We need a twenty-first century bike park

Some people have taken to leaving their bikes at the Westgate bike hub and making the 10-minute walk to the station. Though the Westgate hub has only 180 places, they are under cover, access is limited to those with a personal keycard and bikes are protected by CCTV. It is a tiny taste of what many Dutch and German cities provide at their stations. Amsterdam station has just opened a 7,000-place underwater bike-storage facility to replace its existing huge parking area. Utrecht has a 12,500-place covered bike-parking facility. Cambridge has recently opened a station cycle park with 3,000 places.

Several London railway terminuses have excellent bike parking on the platforms – Marylebone and Paddington for example. That is probably not practical for Oxford, but it should be a stimulus for thinking imaginatively.

The station redevelopment

The road under the railway bridge is closed to motor traffic until October, while work in advance of the new station takes place. If this makes driving difficult, cycling to the station should be even more attractive and the car park may not be as well used. We are asking GWR to put up 500 covered bike racks in the car park like those at Oxford Parkway.

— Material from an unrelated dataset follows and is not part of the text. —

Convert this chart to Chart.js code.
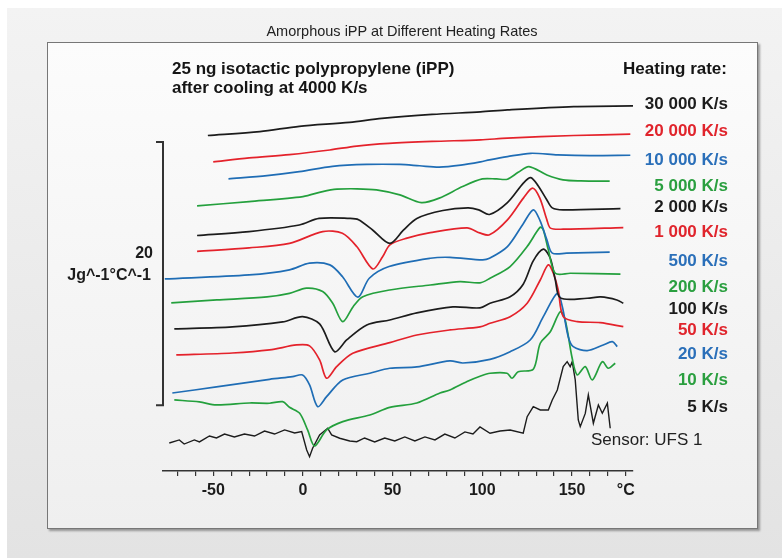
<!DOCTYPE html>
<html>
<head>
<meta charset="utf-8">
<script src="https://cdn.jsdelivr.net/npm/chart.js@4.4.1/dist/chart.umd.min.js"></script>
<style>
  html, body { margin: 0; padding: 0; width: 782px; height: 558px; overflow: hidden; background: #fff; font-family: "Liberation Sans", Arial, sans-serif; }
  #slide { position: absolute; left: 7px; top: 8px; right: 0; bottom: 0; background: linear-gradient(#f3f3f3, #e3e3e3); }
  #box { position: absolute; left: 47px; top: 42px; width: 709px; height: 485px; border: 1px solid #777; background: linear-gradient(#fcfcfc, #efefef); box-shadow: 2px 2px 2px rgba(0,0,0,0.35); }
  #chart { position: absolute; left: 0; top: 0; }
  .txt { position: absolute; white-space: nowrap; line-height: 20px; height: 20px; }
</style>
</head>
<body>
<div id="slide"></div>
<div id="box"></div>
<canvas id="chart" width="782" height="558"></canvas>
<div id="labels"></div>
<script>
// heat capacity curves, [temperature °C, J/g/°C incl. stacking offset]
const rate30000 = [[-53, 25.5], [-24, 25.8], [-2, 26.2], [26, 26.5], [44, 26.8], [72, 27.1], [99, 27.3], [114, 27.45], [151, 27.7], [184, 27.75]];
const rate20000 = [[-50, 23.5], [-30, 23.8], [-7.5, 24.05], [15, 24.4], [30, 24.7], [48, 24.9], [72, 25.05], [99, 25.17], [114, 25.3], [151, 25.5], [182.5, 25.6]];
const rate10000 = [[-41.5, 22.2], [-20, 22.45], [-2, 22.75], [16.5, 23.15], [35.5, 23.3], [54, 23.3], [65, 23.2], [76, 23.1], [88, 23.25], [99, 23.5], [104, 23.65], [114, 23.9], [127, 24.15], [142, 24.03], [160, 23.97], [182.5, 24.0]];
const rate5000 = [[-59, 20.15], [-30, 20.48], [0, 20.86], [11, 21.24], [19, 21.42], [30, 21.45], [41, 21.37], [54, 20.99], [66, 20.4], [76, 20.74], [89, 21.62], [100, 22.2], [108, 22.2], [114, 22.18], [120, 22.7], [126, 23.14], [136, 22.5], [145, 22.13], [155, 22.05], [171, 22.03]];
const rate2000 = [[-59, 17.9], [-30, 18.2], [-2, 18.7], [9, 19.2], [26, 19.2], [31, 19.1], [39, 18.3], [48.5, 17.3], [56, 18.3], [63.5, 19.2], [78, 19.8], [92, 20.0], [98, 19.85], [104, 19.5], [114, 20.4], [123, 21.9], [127, 22.3], [131, 21.7], [136, 20.6], [139, 20.0], [145, 19.85], [177, 19.95]];
const rate1000 = [[-59, 16.7], [-30, 16.96], [-7.5, 17.3], [11, 18.2], [22, 18.07], [30, 17.06], [39, 15.36], [44.5, 16.3], [48.5, 17.19], [58, 17.7], [71, 18.12], [91.5, 18.48], [98.5, 18.1], [104, 17.95], [114, 19.09], [123, 20.76], [128, 21.5], [132, 20.76], [136, 19.09], [138, 18.46], [145, 18.38], [178.6, 18.5]];
const rate500 = [[-77, 14.6], [-30, 14.9], [-7.5, 15.29], [3.7, 15.8], [15, 15.67], [22, 14.78], [30.6, 13.21], [37, 14.65], [48, 15.54], [71, 16.17], [82, 16.24], [100, 16.05], [104, 16.17], [114, 17.06], [123, 18.84], [128.4, 19.85], [132, 19.09], [136, 17.57], [139, 16.56], [147, 16.56], [171, 16.63]];
const rate200 = [[-73.4, 12.78], [-48, 13.0], [-20, 13.23], [-7.5, 13.5], [2, 13.9], [11, 13.64], [16.6, 12.75], [22.2, 11.35], [28, 12.49], [33.4, 13.25], [48.4, 13.76], [71, 14.14], [87.5, 14.4], [98.7, 14.3], [104.3, 14.65], [115.5, 15.54], [125, 17.06], [132.3, 18.53], [134, 18.33], [136.8, 16.81], [140.7, 15.03], [149, 15.03], [177, 14.96]];
const rate100 = [[-71.7, 10.8], [-39.3, 10.95], [-11.3, 11.33], [-0.2, 11.73], [9.3, 11.18], [17.7, 9.07], [24.4, 9.96], [35.6, 11.1], [48.4, 11.48], [63.5, 12.02], [83.6, 12.47], [98.7, 12.4], [104.3, 12.75], [115.5, 13.25], [122.8, 14.2], [128.4, 15.97], [134, 16.86], [137.9, 16.17], [140.7, 14.52], [143.5, 13.16], [158.5, 13.13], [166, 13.23], [175, 13.0], [178.6, 12.75]];
const rate50 = [[-70.6, 8.82], [-39.3, 8.97], [-18.6, 9.2], [-3.5, 9.58], [3.7, 9.51], [9.3, 8.44], [13.2, 7.05], [18.8, 7.93], [27.8, 8.95], [48.4, 9.76], [63.5, 10.34], [81.9, 10.72], [98.7, 10.95], [104.3, 11.23], [115.5, 11.73], [125, 12.75], [132.3, 14.52], [136.8, 15.67], [139.6, 15.03], [142.3, 13.76], [145.1, 11.73], [152.9, 11.35], [165.7, 11.28], [178.6, 10.97]];
const rate20 = [[-72.8, 5.93], [-48.2, 6.39], [-18.6, 6.97], [-5.8, 7.17], [-0.2, 7.3], [3.7, 6.54], [8.2, 4.89], [13.2, 5.65], [22.2, 6.92], [37.3, 7.43], [48.4, 7.81], [63.5, 7.91], [81.9, 8.37], [89.2, 8.21], [104.3, 8.49], [115.5, 9.07], [126.7, 9.96], [134, 11.73], [141.8, 13.51], [144.6, 12.49], [147.9, 10.21], [150.7, 9.45], [158.5, 9.15], [167.4, 9.58], [172.5, 9.83], [175.2, 9.45]];
const rate10 = [[-71.7, 5.4], [-57.7, 5.25], [-48.2, 5.02], [-29.8, 5.17], [-18.6, 5.15], [-11.3, 5.27], [-7.5, 4.84], [-1.8, 4.39], [2.6, 3.12], [6.5, 1.9], [13.2, 3.12], [22.2, 3.75], [37.3, 4.26], [48.4, 4.84], [63.5, 5.17], [76.4, 5.93], [81.9, 6.16], [91.5, 6.8], [98.7, 7.2], [104.3, 7.43], [113.8, 7.43], [116.6, 7.05], [120, 7.55], [128.4, 7.73], [132.3, 9.71], [137.9, 10.59], [143.5, 12.11], [146.2, 11.48], [150.1, 8.57], [152.9, 7.3], [157.4, 7.93], [161.3, 6.92], [166.9, 8.31], [170.2, 7.81], [174.1, 8.19]];
const rate5 = [[-74.5, 2.13], [-68.9, 2.36], [-66.2, 2.05], [-60.5, 2.36], [-57.7, 2.21], [-52.1, 2.66], [-48.2, 2.51], [-43.7, 2.81], [-38.2, 2.59], [-32.6, 2.81], [-27, 2.66], [-21.4, 3.04], [-15.8, 2.81], [-10.2, 3.12], [-4.6, 2.89], [-0.7, 2.99], [2.1, 1.6], [3.7, 1.09], [5.4, 1.73], [9.3, 2.74], [13.8, 3.25], [16, 2.74], [20.5, 2.49], [26.1, 2.28], [30, 2.23], [34.4, 2.51], [40, 2.21], [45.6, 2.51], [51.2, 2.28], [56.8, 2.59], [62.4, 2.28], [68, 2.59], [73.6, 2.36], [79.1, 2.81], [84.7, 2.51], [90.3, 2.97], [94.8, 2.81], [98.7, 3.35], [104.3, 2.87], [109.9, 3.04], [115.5, 3.12], [122.8, 2.87], [125, 4.13], [128.4, 4.89], [132.3, 4.64], [136.8, 4.64], [139, 5.4], [141.8, 6.16], [145.1, 7.93], [147.3, 8.31], [149, 7.93], [150.1, 8.31], [151.8, 6.92], [153.5, 3.88], [154.6, 3.37], [157.4, 4.38], [159.1, 5.78], [161.9, 3.63], [164.7, 5.02], [166.9, 4.39], [169.7, 5.15], [171.3, 3.25]];

const seriesData = [rate30000, rate20000, rate10000, rate5000, rate2000, rate1000, rate500, rate200, rate100, rate50, rate20, rate10, rate5];
const rateLabels = ['30 000 K/s', '20 000 K/s', '10 000 K/s', '5 000 K/s', '2 000 K/s', '1 000 K/s', '500 K/s', '200 K/s', '100 K/s', '50 K/s', '20 K/s', '10 K/s', '5 K/s'];

// x axis: minor tick every 10 °C, numbers every 50, unit in place of 180
const tickValues = [-70, -60, -50, -40, -30, -20, -10, 0, 10, 20, 30, 40, 50, 60, 70, 80, 90, 100, 110, 120, 130, 140, 150, 160, 170, 180];
const labelledTicks = [-50, 0, 50, 100, 150];
const unitTick = 180;
const unitLabel = '°C';

// scale bar: 20 J/g/°C
const scaleBarRange = [5, 25];
const scaleBarValue = '20';
const scaleBarUnit = 'Jg^-1°C^-1';

const black = '#1c1c1c', red = '#e4222b', blue = '#1f6db5', green = '#24a03d';
const lineColors = [black, red, blue, green, black, red, blue, green, black, red, blue, green, black];
const textColors = ['#1c1c1c', '#e0242c', '#2a6fb9', '#2a9f3f', '#1c1c1c', '#e0242c', '#2a6fb9', '#2a9f3f', '#1c1c1c', '#e0242c', '#2a6fb9', '#2a9f3f', '#1c1c1c'];
const labelCenters = [104, 131, 160, 186, 207, 232, 261, 287, 309, 330, 354, 380, 407];

const datasets = seriesData.map((series, i) => ({
  label: rateLabels[i],
  data: series.map(([x, y]) => ({ x, y })),
  borderColor: lineColors[i],
  borderWidth: i === 12 ? 1.4 : 1.7,
  pointRadius: 0,
  tension: i === 12 ? 0 : 0.3,
  fill: false,
}));

const scaleBarPlugin = {
  id: 'scaleBar',
  afterDraw: (chart) => {
    const { ctx, chartArea } = chart;
    const y = chart.scales.y;
    const top = y.getPixelForValue(scaleBarRange[1]);
    const bottom = y.getPixelForValue(scaleBarRange[0]);
    const left = chartArea.left;
    ctx.save();
    ctx.strokeStyle = '#333';
    ctx.lineWidth = 2;
    ctx.beginPath();
    ctx.moveTo(left - 7, top);
    ctx.lineTo(left, top);
    ctx.lineTo(left, bottom);
    ctx.lineTo(left - 7, bottom);
    ctx.stroke();

    const mid = (top + bottom) / 2;
    ctx.fillStyle = '#1c1c1c';
    ctx.textAlign = 'right';
    ctx.textBaseline = 'middle';
    ctx.font = 'bold 16px "Liberation Sans", Arial, sans-serif';
    ctx.fillText(scaleBarValue, left - 10, mid - 20);
    ctx.fillText(scaleBarUnit, left - 12, mid + 2);
    ctx.restore();
  },
};

new Chart(document.getElementById('chart'), {
  type: 'line',
  data: { datasets },
  options: {
    responsive: false,
    animation: false,
    layout: { padding: { left: 163, right: 149, top: 50, bottom: 47 } },
    plugins: { legend: { display: false }, tooltip: { enabled: false } },
    scales: {
      x: {
        type: 'linear',
        min: -78,
        max: 184,
        afterBuildTicks: (scale) => {
          scale.ticks = tickValues.map((value) => ({ value }));
        },
        afterFit: (scale) => {
          scale.height = 40;
        },
        grid: { drawOnChartArea: false, drawTicks: true, tickLength: 5, color: '#333', lineWidth: 1.2 },
        border: { display: true, color: '#333', width: 1.5 },
        ticks: {
          autoSkip: false,
          maxRotation: 0,
          padding: 5,
          color: '#1c1c1c',
          font: { family: '"Liberation Sans", Arial, sans-serif', size: 16, weight: 'bold' },
          callback: (v) => (labelledTicks.includes(v) ? String(v) : v === unitTick ? unitLabel : ''),
        },
      },
      y: { min: 0, max: 32, display: false },
    },
  },
  plugins: [scaleBarPlugin],
});

// text overlays
const labels = document.getElementById('labels');
const addText = (text, style) => {
  const d = document.createElement('div');
  d.className = 'txt';
  d.textContent = text;
  Object.assign(d.style, style);
  labels.appendChild(d);
};
addText('Amorphous iPP at Different Heating Rates', { left: '0px', width: '804px', textAlign: 'center', top: '21px', fontSize: '14.5px', color: '#222' });
addText('25 ng isotactic polypropylene (iPP)', { left: '172px', top: '59px', fontSize: '17px', fontWeight: 'bold', color: '#151515' });
addText('after cooling at 4000 K/s', { left: '172px', top: '78px', fontSize: '17px', fontWeight: 'bold', color: '#151515' });
addText('Heating rate:', { right: '55px', top: '59px', fontSize: '17px', fontWeight: 'bold', color: '#151515' });
rateLabels.forEach((t, i) => {
  addText(t, { right: '54px', top: (labelCenters[i] - 10) + 'px', fontSize: '17px', fontWeight: 'bold', color: textColors[i] });
});
addText('Sensor: UFS 1', { left: '591px', top: '430px', fontSize: '17px', color: '#222' });
</script>
</body>
</html>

Bike parking needs to be over-supplied in the design for the new station. We have to build for the future we want, and cycling to a train or bus is the greenest longer-distance commute we can achieve at present.

The last plan Cyclox saw for bike parking at the new station was for about 2,400 places situated below ground level (accessed via the planned high-level cycle path going under the Botley Road bridge). How was that figure reached? Was it based on the amount of space that could be spared or on the anticipated increase in usage with the new station?

It’s time to revisit that calculation and increase the capacity.

As a minimum we want to at least equal Cambridge’s 3,000 spaces – which includes plenty of space for cargo bikes.

Otherwise, there is a risk that, like now, bikes will be left all over the station, locked to lampposts and railings. And worse still, people might be put off cycling to the station for lack of secure parking.

 

One Response

  1. Kate says:

    All the way with you here. We want easily accessible, secure bike parking, preferably under cover.